[Provided material]:
++++

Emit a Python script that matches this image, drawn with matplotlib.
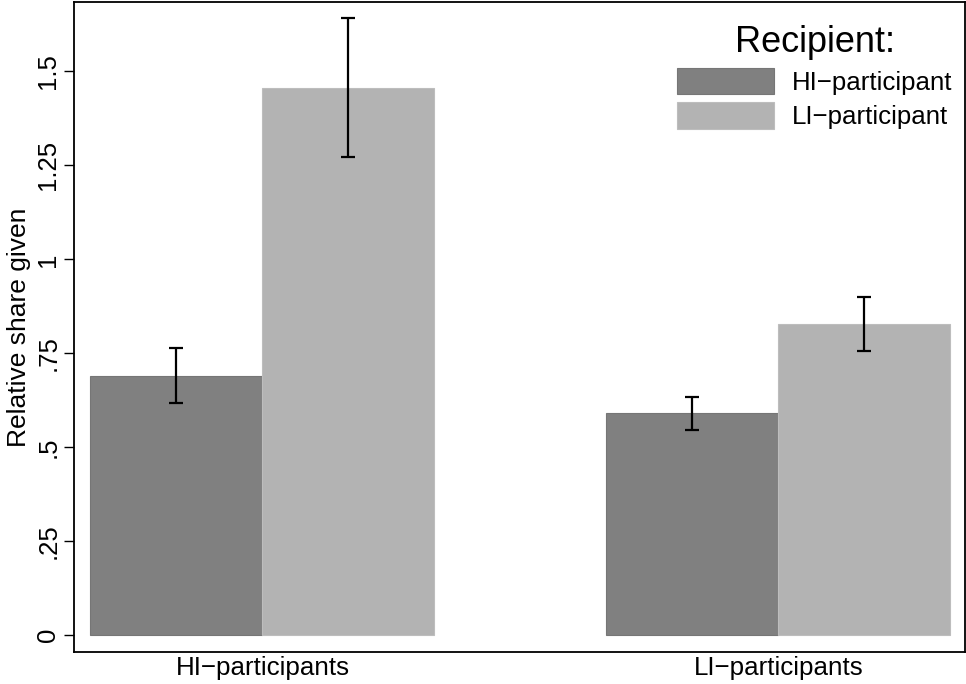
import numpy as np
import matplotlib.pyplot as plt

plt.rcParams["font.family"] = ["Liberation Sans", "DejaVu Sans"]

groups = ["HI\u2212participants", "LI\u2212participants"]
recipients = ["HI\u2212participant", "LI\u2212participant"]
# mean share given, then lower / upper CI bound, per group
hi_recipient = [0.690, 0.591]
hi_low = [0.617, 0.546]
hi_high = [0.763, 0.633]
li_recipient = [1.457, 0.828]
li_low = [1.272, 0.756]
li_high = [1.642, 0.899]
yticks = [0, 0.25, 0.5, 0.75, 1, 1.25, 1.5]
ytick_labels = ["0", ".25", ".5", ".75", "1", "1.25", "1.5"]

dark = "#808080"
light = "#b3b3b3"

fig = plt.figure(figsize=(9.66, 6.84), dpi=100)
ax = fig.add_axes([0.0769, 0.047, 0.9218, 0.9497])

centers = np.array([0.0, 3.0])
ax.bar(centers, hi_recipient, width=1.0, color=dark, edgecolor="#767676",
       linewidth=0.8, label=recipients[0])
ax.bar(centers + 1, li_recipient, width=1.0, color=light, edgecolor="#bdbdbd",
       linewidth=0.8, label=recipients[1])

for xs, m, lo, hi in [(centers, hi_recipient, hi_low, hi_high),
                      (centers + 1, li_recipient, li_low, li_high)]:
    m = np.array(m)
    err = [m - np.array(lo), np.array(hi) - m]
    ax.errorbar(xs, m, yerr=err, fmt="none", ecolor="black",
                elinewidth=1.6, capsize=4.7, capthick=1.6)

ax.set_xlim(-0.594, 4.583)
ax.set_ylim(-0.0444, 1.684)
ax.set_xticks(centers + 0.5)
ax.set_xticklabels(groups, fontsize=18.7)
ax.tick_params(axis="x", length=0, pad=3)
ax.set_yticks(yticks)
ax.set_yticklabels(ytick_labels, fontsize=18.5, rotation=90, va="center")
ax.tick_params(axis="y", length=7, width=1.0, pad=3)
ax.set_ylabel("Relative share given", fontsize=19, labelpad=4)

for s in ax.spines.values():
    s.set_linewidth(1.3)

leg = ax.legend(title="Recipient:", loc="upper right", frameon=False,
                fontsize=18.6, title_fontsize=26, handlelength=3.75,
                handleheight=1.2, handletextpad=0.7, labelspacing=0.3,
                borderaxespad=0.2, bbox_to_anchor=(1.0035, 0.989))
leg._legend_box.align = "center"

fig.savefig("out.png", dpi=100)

++++

[What to work on]: Copy the material shown above in full and exactly. Skip the pictures.

[Answer to the task]:
Emit a Python script that matches this image, drawn with matplotlib.
import numpy as np
import matplotlib.pyplot as plt

plt.rcParams["font.family"] = ["Liberation Sans", "DejaVu Sans"]

groups = ["HI\u2212participants", "LI\u2212participants"]
recipients = ["HI\u2212participant", "LI\u2212participant"]
# mean share given, then lower / upper CI bound, per group
hi_recipient = [0.690, 0.591]
hi_low = [0.617, 0.546]
hi_high = [0.763, 0.633]
li_recipient = [1.457, 0.828]
li_low = [1.272, 0.756]
li_high = [1.642, 0.899]
yticks = [0, 0.25, 0.5, 0.75, 1, 1.25, 1.5]
ytick_labels = ["0", ".25", ".5", ".75", "1", "1.25", "1.5"]

dark = "#808080"
light = "#b3b3b3"

fig = plt.figure(figsize=(9.66, 6.84), dpi=100)
ax = fig.add_axes([0.0769, 0.047, 0.9218, 0.9497])

centers = np.array([0.0, 3.0])
ax.bar(centers, hi_recipient, width=1.0, color=dark, edgecolor="#767676",
       linewidth=0.8, label=recipients[0])
ax.bar(centers + 1, li_recipient, width=1.0, color=light, edgecolor="#bdbdbd",
       linewidth=0.8, label=recipients[1])

for xs, m, lo, hi in [(centers, hi_recipient, hi_low, hi_high),
                      (centers + 1, li_recipient, li_low, li_high)]:
    m = np.array(m)
    err = [m - np.array(lo), np.array(hi) - m]
    ax.errorbar(xs, m, yerr=err, fmt="none", ecolor="black",
                elinewidth=1.6, capsize=4.7, capthick=1.6)

ax.set_xlim(-0.594, 4.583)
ax.set_ylim(-0.0444, 1.684)
ax.set_xticks(centers + 0.5)
ax.set_xticklabels(groups, fontsize=18.7)
ax.tick_params(axis="x", length=0, pad=3)
ax.set_yticks(yticks)
ax.set_yticklabels(ytick_labels, fontsize=18.5, rotation=90, va="center")
ax.tick_params(axis="y", length=7, width=1.0, pad=3)
ax.set_ylabel("Relative share given", fontsize=19, labelpad=4)

for s in ax.spines.values():
    s.set_linewidth(1.3)

leg = ax.legend(title="Recipient:", loc="upper right", frameon=False,
                fontsize=18.6, title_fontsize=26, handlelength=3.75,
                handleheight=1.2, handletextpad=0.7, labelspacing=0.3,
                borderaxespad=0.2, bbox_to_anchor=(1.0035, 0.989))
leg._legend_box.align = "center"

fig.savefig("out.png", dpi=100)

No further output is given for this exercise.